Nicarágua prendeu crianças e demitiu médicos, aponta comissão

Relatório menciona aumento da repressão, de detenções arbitrárias e de fuga para países vizinhos

Estudantes e médicos demitidos de hospitais públicos por tratar feridos em atos antigoverno fazem manifestação em Manágua, na Nicarágua - Inti Ocon - 31.jul.18/AFP
Washington | AFP

A onda de violência na Nicarágua deixou 317 mortos de 18 de abril a 30 de julho, incluindo 12 policiais e 23 civis menores de idade, informou nesta quinta-feira (2) a Comissão Interamericana de Direitos Humanos (CIDH).

De acordo com o organismo, ao menos 80 médicos e enfermeiros de dois hospitais públicos que atenderam manifestantes feridos ou manifestaram apoio às manifestações foram demitidos.

Em nota, a CIDH insta o governo do presidente Daniel Ortega "a cumprir efetivamente suas obrigações internacionais em matéria de direitos humanos".

“A comissão condena todos os assassinatos registrados e insta o Estado da Nicarágua a investigar com prontidão e seriedade cada um desses crimes. O Estado deve realizar um registro atualizado, confiável e transparente de todas as mortes", escreveu a relatora do organismo para a Nicarágua, Antonia Urrejola.

A cifra foi verificada pelo Mecanismo Especial de Seguimento para a Nicarágua (Meseni), que está no país centro-americano. Segundo a CIDH, o Meseni "constatou e documentou" a "intensificação da repressão e dos operativos empregados por agentes da polícia nacional e grupos parapoliciais no contexto da chamada 'operação pela paz'".
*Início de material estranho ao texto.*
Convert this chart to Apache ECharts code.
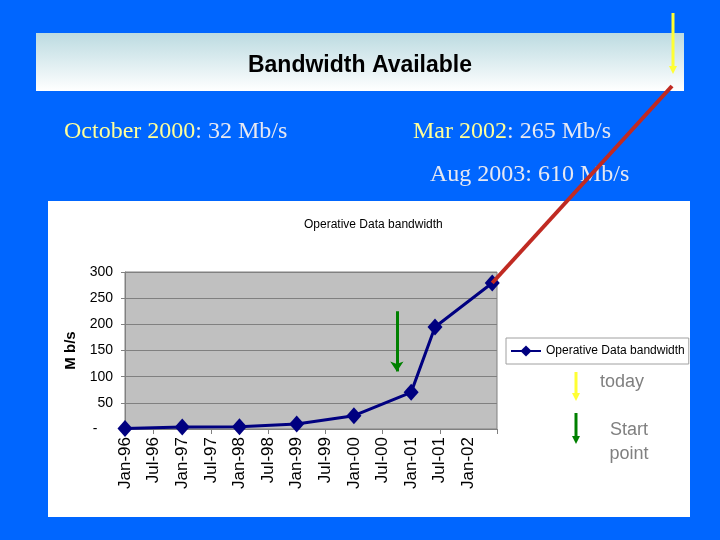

O Meseni, diz a nota, "recebeu informação alarmante sobre a ativação de práticas de perseguição judicial e de criminalização de pessoas opositoras ao regime de governo, manifestantes, estudantes, ativistas e defensores dos direitos humanos".

"As autoridades teriam realizado numerosas detenções arbitrárias, efetuadas com violência por grupos encapuzados e armados, que teriam mantido pessoas detidas contra sua vontade." 

Segundo a CIDH, essa perseguição se dá num "contexto de declarações estigmatizantes e intimidatórias por partes das autoridades estatais", como qualificar as pessoas de terroristas, golpistas ou delinquentes.

 

Joel Hernández, membro da comissão e relator sobre os direitos das pessoas privadas de liberdade, manifestou ter tomado conhecimento "com suma preocupação do aumento vertiginoso de pessoas detidas sem as garantias do devido processo". A nota chama a atenção para a detenção de duas crianças, de 14 anos e 15 anos, durante cinco dias.

"Fazemos um chamado urgente ao Estado para assegurar o estrito cumprimento da lei e demais garantias processuais de todas as pessoas detidas", escreveu Hernádez. "O Estado deve dar a pronta liberação de todas as pessoas detidas arbitrariamente sob acusações infundadas." 

O organismo chama atenção ainda para a fuga de nicaraguenses do país em consequência da violência, com destino principalmente a Costa Rica, Honduras, Panamá e EUA. Segundo o Alto Comissariado das Nações Unidas para os Refugiados (Acnur), a Costa Rica registra em média 200 pedidos de asilo por dia e, desde abril, já recebeu cerca de 8.000 solicitações do tipo.

Nesta quinta, o Conselho Permanente da Organização dos Estados Americanos (OEA) se reúne para discutir uma proposta de criação de uma comissão especial para acompanhar a situação da Nicarágua. 

Na quarta, o secretário-geral da OEA, Luis Almagro, defendeu nas redes sociais a "obrigação" do organismo de atuar na Nicarágua.

"A defesa da democracia NÃO é ingerência, é uma obrigação que os países assumiram ao assinar a Carta Democrática", afirmou.